U.S. air carriers Delta and Northwest have proposed a merger that, if approved, would create the world's largest airline, in terms of traffic. But first, the deal must win the approval of antitrust regulators and company shareholders, as well as unions.
Here, a look at what the deal means for the airline business and the flying public:
Why did Delta and Northwest decide to merge?
The two airlines hope that by joining forces, they can save money on rising fuel costs and create as much as $1 billion in cost savings from combining their international and domestic routes. Delta CEO Richard Anderson said the deal will create a carrier that "can effectively compete and win in the global marketplace."
Where will the new airline fly?
The new company, which will operate under the name Delta, will maintain a blend of 60 percent domestic flights and 40 percent international flights with service to nearly 400 destinations, the companies said.
Delta has established routes in the United States in the South, West and Northeast, as well as in Europe and Latin America. Northwest brings different routes to the table, including the Midwest region, as well as Canada and Asia.
What does the merger mean for consumers?
Delta and Northwest say the merger will benefit consumers with better fares and more travel options. The combination would provide access to more than 140 small communities in the U.S. — nearly double the number of any other U.S.-based carrier, the companies said. And they say no hubs — run by either airline — would close. Prior to approval, nothing will change for travelers on Delta or Northwest.
But consumer advocate Kate Hanni warns that airline mergers ultimately result in higher fares, limited flights to rural areas and layoffs or lower morale among employees. Hanni, the executive director of the Coalition for an Airline Passengers' Bill of Rights, is wary of any further consolidation in the industry: "It's going to change the consumer experience, which is already at an all-time low."
How might this affect airfares?
Skyrocketing fuel costs have pushed up ticket prices — especially for longer coast-to-coast flights. Delta's Anderson says fuel is the single-biggest expense for his airline and Northwest, and the proposed merger isn't going to change that. If the merger is approved, the companies say they may be in a position to offer more competitive fares.
When will the merger be approved?
Approval could take up to a year; the companies say they will seek approval before the end of 2008.
A Justice Department spokeswoman said the agency will examine the deal. Lawmakers in Congress also want to review the deal's antitrust implications.
A spokesman for Rep. James Oberstar (D-MN), chairman of the House Transportation and Infrastructure Committee, says that the merger, "if it does occur, will trigger others and will inevitably lead to a loss of jobs, a degradation of service, higher fares and fewer choices for consumers."
Is this the beginning of a consolidation trend in the industry?
It could be.
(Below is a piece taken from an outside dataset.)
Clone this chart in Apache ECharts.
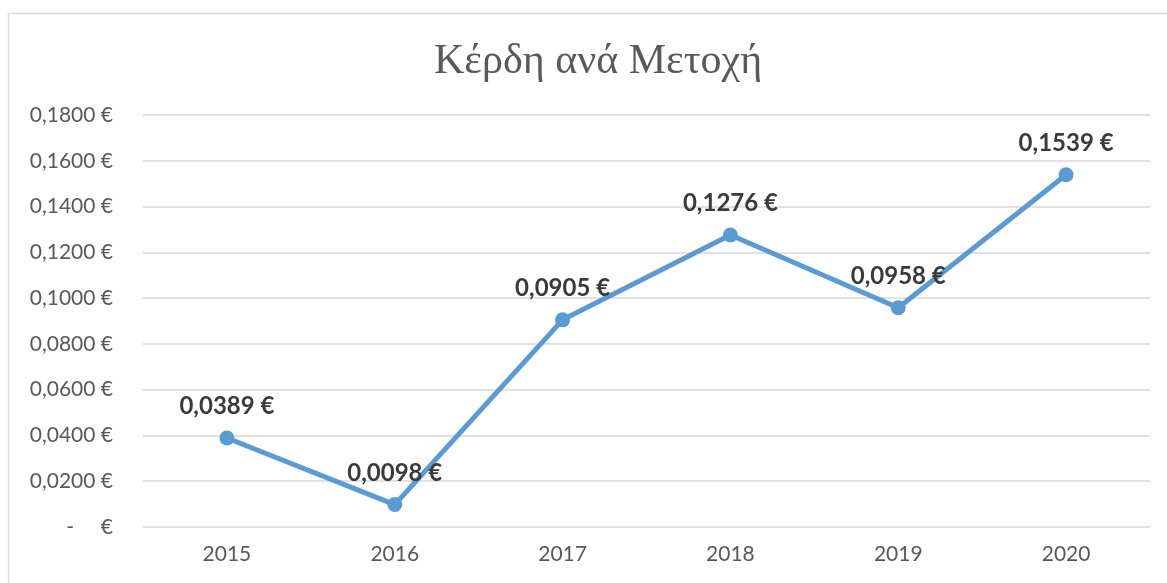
<!DOCTYPE html>
<html>
<head>
<meta charset="utf-8">
<script src="https://cdn.jsdelivr.net/npm/echarts@6/dist/echarts.min.js"></script>
<style>
  html, body { margin: 0; padding: 0; background: #fff; }
  #myChart { width: 1167px; height: 583px; }
</style>
</head>
<body>
<div id="myChart"></div>
<script>
// data
const years = ['2015', '2016', '2017', '2018', '2019', '2020']
const eps = [0.0389, 0.0098, 0.0905, 0.1276, 0.0958, 0.1539]

function euro (v) {
  return v.toFixed(4).replace('.', ',') + ' €'
}

let myChart = echarts.init(document.getElementById('myChart'))
let option = {
  animation: false,
  backgroundColor: '#fff',
  graphic: [{
    type: 'rect',
    shape: { x: 8.5, y: 13.5, width: 1200, height: 620 },
    style: { fill: 'none', stroke: '#d9d9d9', lineWidth: 1.5 },
    silent: true
  }],
  title: {
    text: 'Κέρδη ανά Μετοχή',
    left: 429,
    top: 36,
    textStyle: {
      fontFamily: 'Liberation Serif',
      fontWeight: 'normal',
      fontSize: 42,
      color: '#595959'
    }
  },
  grid: { left: 143, right: 17, top: 115, bottom: 56 },
  xAxis: {
    type: 'category',
    data: years,
    boundaryGap: true,
    axisLine: { show: false },
    axisTick: { show: false },
    axisLabel: { fontFamily: 'Lato', fontSize: 21, color: '#595959', margin: 17 }
  },
  yAxis: {
    type: 'value',
    min: 0,
    max: 0.18,
    interval: 0.02,
    axisLine: { show: false },
    axisTick: { show: false },
    splitLine: { lineStyle: { color: '#d9d9d9', width: 1.5 } },
    axisLabel: {
      fontFamily: 'Lato',
      fontSize: 21,
      color: '#595959',
      margin: 30,
      formatter: v => v === 0 ? '-     €' : euro(v)
    }
  },
  series: [{
    type: 'line',
    data: eps,
    symbol: 'circle',
    symbolSize: 15,
    lineStyle: { color: '#5b9bd5', width: 5 },
    itemStyle: { color: '#5b9bd5' },
    label: {
      show: true,
      position: 'top',
      distance: 12,
      fontFamily: 'Lato',
      fontWeight: 'bold',
      fontSize: 24,
      color: '#3a3a3a',
      formatter: p => euro(p.value)
    }
  }]
}
myChart.setOption(option)
window.onresize = myChart.resize
</script>
</body>
</html>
If approved, the $17.7 billion merger, which is an all-stock transaction, will "probably spark further consolidation," says Brian Nelson, a senior equity analyst for Morningstar.
Next in line to merge: UAL, the parent company of United Airlines, and Continental Airlines, Nelson says in a published note. The two airlines have been in talks for months.
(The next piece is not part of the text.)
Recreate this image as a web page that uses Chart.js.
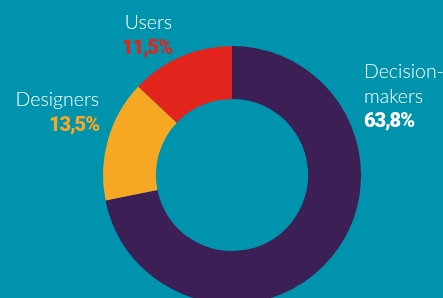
<!DOCTYPE html>
<html>
<head>
<meta charset="utf-8">
<script src="https://cdn.jsdelivr.net/npm/chart.js@4/dist/chart.umd.min.js"></script>
<style>
  html, body { margin: 0; padding: 0; background: #0093ad; overflow: hidden; }
  #wrap { position: relative; width: 443px; height: 320px; }
</style>
</head>
<body>
<div id="wrap"><canvas id="donut"></canvas></div>
<script>
// data
const categories = ["Decision-makers", "Designers", "Users"];
const shares = [63.8, 13.5, 11.5];

// label lines for each category (name split as in the picture)
const nameLines = [["Decision-", "makers"], ["Designers"], ["Users"]];

// colours
const sliceColors = ["#3b1f55", "#f7a823", "#e3241c"];
const valueColors = ["#ffffff", "#f7a823", "#e3241c"];

// where the labels sit (x, y of first line baseline, alignment)
const labelPos = [
  { x: 364, y: 78, align: "left" },
  { x: 99, y: 106, align: "right" },
  { x: 172, y: 29, align: "right" }
];

const lineGap = 24.5;

const fmt = (v) => v.toFixed(1).replace(".", ",") + "%";

// draws the names + percentages next to the ring
const labelPlugin = {
  id: "sideLabels",
  afterDraw(chart) {
    const ctx = chart.ctx;
    ctx.save();
    ctx.textBaseline = "alphabetic";
    categories.forEach((c, i) => {
      const p = labelPos[i];
      ctx.textAlign = p.align;
      let y = p.y;
      ctx.fillStyle = "#ffffff";
      ctx.font = "300 19.5px Lato, sans-serif";
      ctx.letterSpacing = "0px";
      nameLines[i].forEach((line) => {
        ctx.fillText(line, p.x, y);
        y += lineGap;
      });
      ctx.fillStyle = valueColors[i];
      ctx.font = "900 20px Roboto, sans-serif";
      ctx.letterSpacing = "-1px";
      ctx.fillText(fmt(shares[i]), p.x, y);
    });
    ctx.restore();
  }
};

const canvas = document.querySelector("#donut");
const ctx = canvas.getContext("2d");

let mChart = new Chart(ctx, {
  type: "doughnut",
  data: {
    labels: categories,
    datasets: [
      {
        data: shares,
        backgroundColor: sliceColors,
        borderWidth: 0
      }
    ]
  },
  options: {
    responsive: true,
    maintainAspectRatio: false,
    animation: false,
    cutout: "59%",
    layout: {
      // puts the ring centre at about (232, 175), radius 129
      padding: { left: 103, right: 82, top: 46, bottom: 16 }
    },
    plugins: {
      legend: { display: false },
      tooltip: { enabled: false }
    }
  },
  plugins: [labelPlugin]
});
</script>
</body>
</html>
That may be bad news for the flying public. Nelson says consolidation "increases the likelihood for service cuts to small communities and higher fares."
Consumer advocate Hanni says that a green light for the Delta-Northwest deal will result in a business landscape that eliminates competition, with many airlines attempting to become "mega-airlines."
"It's not looking good for the airline passenger," she says. "People have become very reliant, because it's the only rapid form of transportation for an over 400-mile trip."